Conference committee member Nick Dyer-Witheford said, “Recent events in the US and elsewhere have super-charged discussions about equity and equality. We hope this becomes an occasion where interesting and important conversations are happening.”

Shiva is author of more than 20 books and internationally recognized for her work in founding the ecological and social research think-tank, the Research Foundation for Science, Technology and Ecology in India. She is a winner of multiple social-justice and environmental awards, including the international Earth Day Award.

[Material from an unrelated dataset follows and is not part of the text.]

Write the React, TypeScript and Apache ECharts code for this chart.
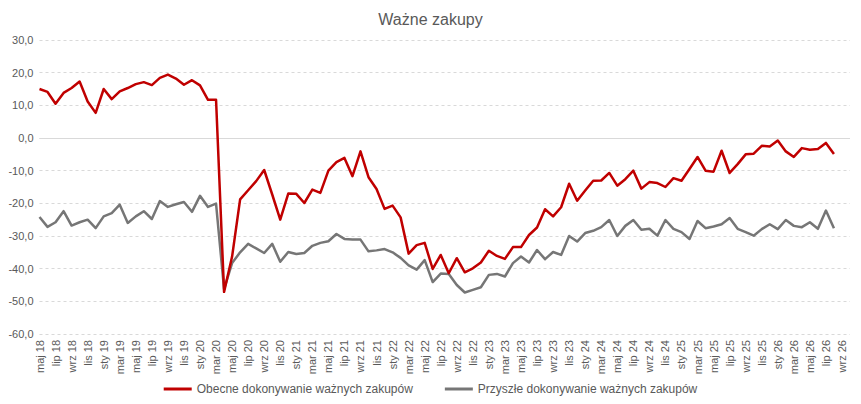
import React, { useEffect, useRef } from "react";
import * as echarts from "echarts";

const categories: string[] = [
  "maj 18","cze 18","lip 18","sie 18","wrz 18","paź 18","lis 18","gru 18",
  "sty 19","lut 19","mar 19","kwi 19","maj 19","cze 19","lip 19","sie 19","wrz 19","paź 19","lis 19","gru 19",
  "sty 20","lut 20","mar 20","kwi 20","maj 20","cze 20","lip 20","sie 20","wrz 20","paź 20","lis 20","gru 20",
  "sty 21","lut 21","mar 21","kwi 21","maj 21","cze 21","lip 21","sie 21","wrz 21","paź 21","lis 21","gru 21",
  "sty 22","lut 22","mar 22","kwi 22","maj 22","cze 22","lip 22","sie 22","wrz 22","paź 22","lis 22","gru 22",
  "sty 23","lut 23","mar 23","kwi 23","maj 23","cze 23","lip 23","sie 23","wrz 23","paź 23","lis 23","gru 23",
  "sty 24","lut 24","mar 24","kwi 24","maj 24","cze 24","lip 24","sie 24","wrz 24","paź 24","lis 24","gru 24",
  "sty 25","lut 25","mar 25","kwi 25","maj 25","cze 25","lip 25","sie 25","wrz 25","paź 25","lis 25","gru 25",
  "sty 26","lut 26","mar 26","kwi 26","maj 26","cze 26","lip 26","sie 26","wrz 26","paź 26",
];

const obecne: number[] = [
  15.0, 14.1, 10.5, 13.8, 15.3, 17.3, 11.2, 7.7, 15.0, 11.9,
  14.3, 15.3, 16.5, 17.1, 16.2, 18.4, 19.4, 18.2, 16.3, 17.7,
  16.1, 11.7, 11.7, -47.1, -36.3, -18.8, -16.0, -13.2, -9.8, -17.3,
  -25.0, -17.0, -17.1, -19.9, -15.8, -16.8, -10.0, -7.4, -6.1, -11.7,
  -4.1, -12.0, -15.6, -21.7, -20.7, -24.3, -35.4, -32.8, -32.1, -40.1,
  -35.8, -41.4, -36.8, -41.1, -39.9, -38.1, -34.5, -36.1, -37.0, -33.4,
  -33.4, -29.7, -27.4, -21.8, -24.0, -21.2, -14.0, -19.2, -16.1, -13.1,
  -13.0, -10.7, -14.6, -12.6, -10.0, -15.5, -13.5, -13.8, -15.0, -12.3,
  -13.1, -9.5, -5.8, -10.0, -10.3, -3.9, -10.7, -8.0, -5.0, -4.8,
  -2.4, -2.6, -0.8, -4.1, -5.8, -3.1, -3.6, -3.4, -1.5, -4.9,
];

const przyszle: number[] = [
  -24.2, -27.2, -25.8, -22.4, -26.8, -25.8, -25.0, -27.6, -24.0, -23.0,
  -20.4, -26.0, -24.0, -22.4, -24.8, -19.3, -21.1, -20.3, -19.6, -22.6,
  -17.7, -21.1, -20.1, -46.3, -38.3, -35.0, -32.4, -33.8, -35.2, -32.4,
  -37.9, -34.9, -35.5, -35.2, -33.0, -32.1, -31.6, -29.4, -30.9, -31.1,
  -31.1, -34.7, -34.4, -34.0, -35.0, -36.7, -39.0, -40.3, -37.4, -44.1,
  -41.5, -41.6, -45.0, -47.3, -46.5, -45.7, -41.9, -41.6, -42.4, -38.3,
  -36.3, -38.1, -34.3, -37.1, -34.9, -35.8, -30.0, -31.7, -29.1, -28.4,
  -27.3, -25.1, -30.0, -26.9, -25.1, -28.1, -27.8, -29.9, -25.1, -27.8,
  -28.8, -30.9, -25.4, -27.6, -27.1, -26.4, -24.5, -27.8, -28.8, -29.9,
  -27.9, -26.4, -27.9, -25.1, -26.9, -27.3, -25.8, -27.8, -22.2, -27.6,
];

const TITLE = "Ważne zakupy";
const SERIES_NAMES = ["Obecne dokonywanie ważnych zakupów", "Przyszłe dokonywanie ważnych zakupów"];

const FONT = "'Liberation Sans', Arial, sans-serif";
const TEXT = "#595959";

export default function App() {
  const ref = useRef<HTMLDivElement>(null);
  useEffect(() => {
    if (!ref.current) return;
    const chart = echarts.init(ref.current, null, { renderer: "svg" });
    chart.setOption({
      animation: false,
      backgroundColor: "#ffffff",
      textStyle: { fontFamily: FONT },
      title: {
        text: TITLE,
        left: "center",
        top: 6,
        textStyle: { fontFamily: FONT, fontSize: 16, fontWeight: "normal", color: TEXT },
      },
      legend: {
        bottom: 4,
        left: "center",
        icon: "rect",
        itemWidth: 28,
        itemHeight: 3,
        itemGap: 32,
        textStyle: { fontFamily: FONT, fontSize: 12, color: TEXT },
        data: SERIES_NAMES,
      },
      grid: { left: 39.5, right: 11, top: 40, bottom: 70, containLabel: false },
      xAxis: {
        type: "category",
        data: categories,
        boundaryGap: false,
        axisLine: { show: false },
        axisTick: { show: false },
        splitLine: { show: false },
        axisLabel: {
          interval: 1,
          rotate: 90,
          margin: 6,
          fontFamily: FONT,
          fontSize: 11,
          color: TEXT,
        },
      },
      yAxis: {
        type: "value",
        min: -60,
        max: 30,
        interval: 10,
        axisLine: { show: false },
        axisTick: { show: false },
        axisLabel: {
          margin: 6,
          fontFamily: FONT,
          fontSize: 11,
          color: TEXT,
          formatter: (v: number) => v.toFixed(1).replace(".", ","),
        },
        splitLine: { lineStyle: { color: "#d9d9d9", type: [3, 3], width: 1 } },
      },
      series: [
        {
          name: SERIES_NAMES[0],
          type: "line",
          data: obecne,
          symbol: "none",
          lineStyle: { color: "#c00000", width: 2.5, join: "round" },
          itemStyle: { color: "#c00000" },
          z: 3,
          markLine: {
            silent: true,
            symbol: ["none", "none"],
            label: { show: false },
            lineStyle: { color: "#d9d9d9", type: "solid", width: 1 },
            data: [{ yAxis: 0 }],
            z: 1,
          },
        },
        {
          name: SERIES_NAMES[1],
          type: "line",
          data: przyszle,
          symbol: "none",
          lineStyle: { color: "#767676", width: 2.5, join: "round" },
          itemStyle: { color: "#767676" },
          z: 2,
        },
      ],
    });
    return () => chart.dispose();
  }, []);
  return (
    <div
      ref={ref}
      style={{ position: "fixed", left: 0, top: 0, width: 861, height: 404 }}
    />
  );
}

Now living and working in India, Shiva conducted research on quantum theory at Western. She credits the university with shaping her thinking about the potential in everything and for helping launch her inter-disciplinary work in science, technology and environmental policy.

“The most important challenge we face today is first the concentration of economic power,” she says. “We have a one-per-cent ruling the world: eight men controlling half the wealth of the world. Eight men. And at the rate at which the number is shrinking, there will be two or three in a few years.”

Worldwide inequity of wealth has led to seismic policy shifts and in education, health, energy, transportation, trade — and, most importantly, it has meant a “hijack of democracy…(despite) all the inadequacies those democracies might have had,” Shiva says.

“We are facing all of history’s challenges, lasered down into our moment of 2017. That means we need to bring to bear all of our collective imagination and all our collective energy to ask and respond, how do we create alternatives that prevent the destruction of the planet and the destruction of society?”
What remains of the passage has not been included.